Almost simultaneously, Seminole forces were reported to be in retreat in boats down the Pease River. Webb ordered Washington to Charlotte Harbor to blockade the river "so as to cut off most effectually all retreat to or communication with the glades of the south."

Sailing to that locale, Washington examined St. Joseph's Bay, Costa Islands, Mullet Key, and sundry other places in and about Tampa Bay. She also examined Charlotte Harbor and Charlotte Bay, together with the neighboring keys and inlets. On 28 and 29 March, a boat expedition in the charge of Lieutenant Smith saw an Indian encampment some 30 miles from the mouth of Tampa Bay. Hoping to learn the whereabouts of "hostiles," Smith and his two friendly Indian guides landed and invited a parley. Smith and his guides returned to the ship safely with no information as to any local Seminole strongholds in the area.

Washington, her sister revenue cutters Dallas and , and the sloop-of-war Vandalia continued to perform valuable services in cooperation with Army units against the Seminoles, on patrol duties into the spring of 1836. Washington subsequently sailed for Sarasota, Florida, and arrived there on 11 May, anchoring at the mouth of the bay. She dispatched a cutter — in charge of Lieutenant Childs — and brought out two Spaniards and about 20 women and children, all fleeing from hostile Seminoles in that area.

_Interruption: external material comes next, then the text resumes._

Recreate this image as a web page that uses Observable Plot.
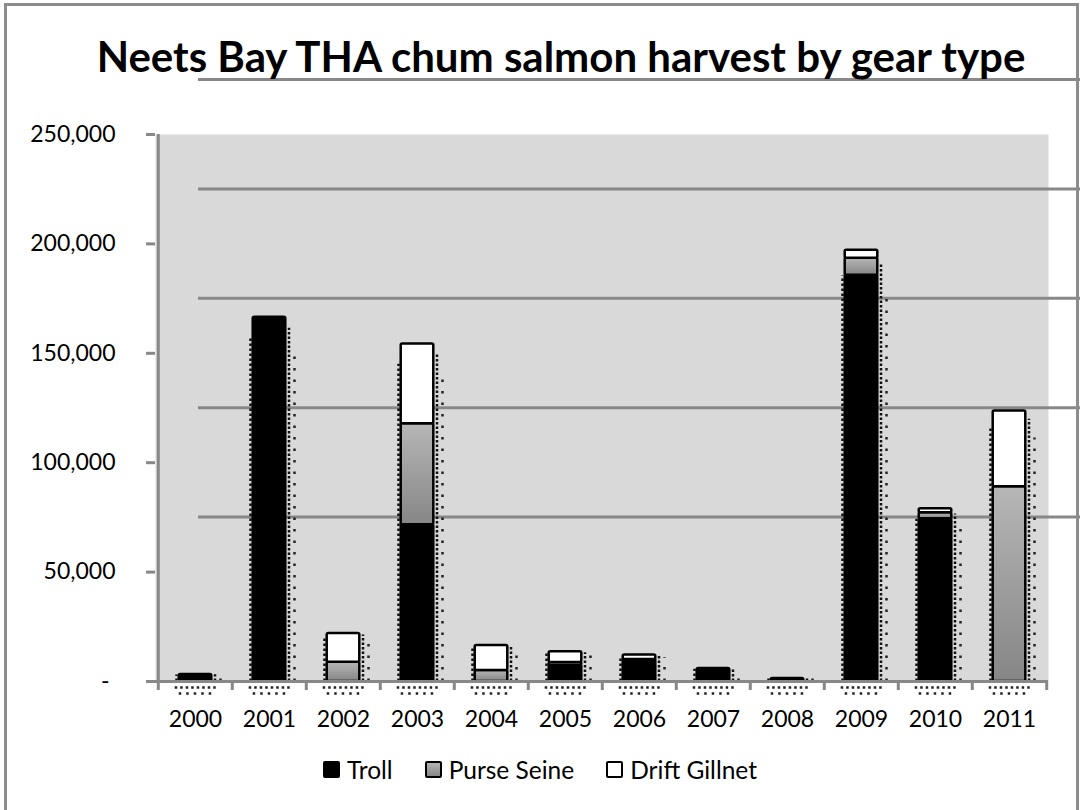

Washington and Dallas subsequently cruised off the coast of Florida in the Gulf of Mexico during most of June. Washington later carried dispatches from Governor Call to Master Commandant M. P. Mix in Concord — the ship that had relieved Vandalia — in early July, before she transported a company of Army volunteers from Pensacola to St. Marks. She also surveyed the rivers, inlets, and bars along that stretch of the Florida seaboard.

After operating in Pensacola Bay and Tampa Bay during most of August and September, Washington accompanied Vandalia from Pensacola to Key West, departing on 2 October 1836 for Cape Florida and New River. Their mission was to surprise and, if possible, to capture some 200 Seminoles — men, women, and children.

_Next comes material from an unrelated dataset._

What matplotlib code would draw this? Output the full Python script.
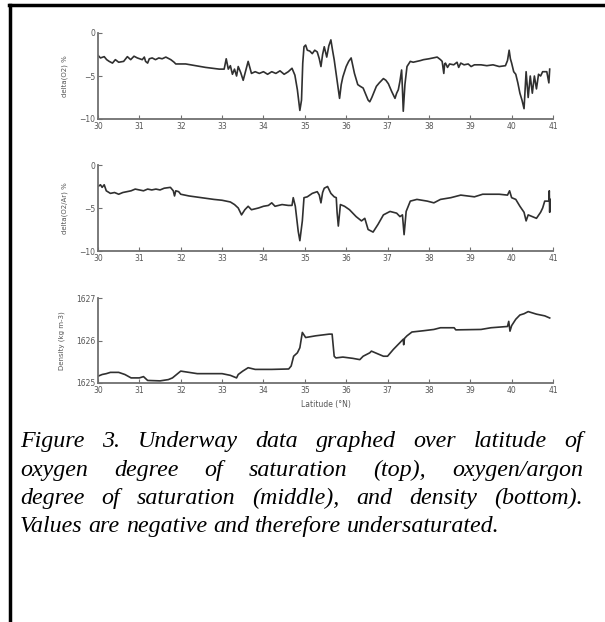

Embarked in Washington — now commanded by Revenue Captain Robert Day, USRM — were 50 seamen under the command of Lieutenant Smith and four midshipmen, as well as 95 marines under the command of Lieutenant Waldron and Second Lieutenant McNeill. To carry this expeditionary force, six boats and two schooners were employed with Washington and Vandalia to carry the force. Sent to Tampa Bay on 4 November after the expedition had gotten underway, Washington delivered provisions from Tampa Bay to Cape Sable on 15 November. The revenue cutter subsequently sailed for Key West, arriving on 8 December.

A party of men from Washington, under the command of Lieutenant Levin M. Powell, USN surveyed the coast around New River from Cape Sable to Charlotte Harbor and, while he penetrated 15 miles into the trackless Everglades, found no Indians during their trip. Commodore Alexander Dallas, in overall command of the naval forces operating in the Seminole War, highly commended Powell and his men, citing their "perseverance and exertions under circumstances of privation and exposure ... in open boats."

Eventually, by the spring of 1837, the pace of operations began to tell upon Washington, and she was released by Commodore Dallas. Needing extensive repairs, she sailed to Baltimore, arriving on 22 May 1837 and the Government sold the Washington in June 1837.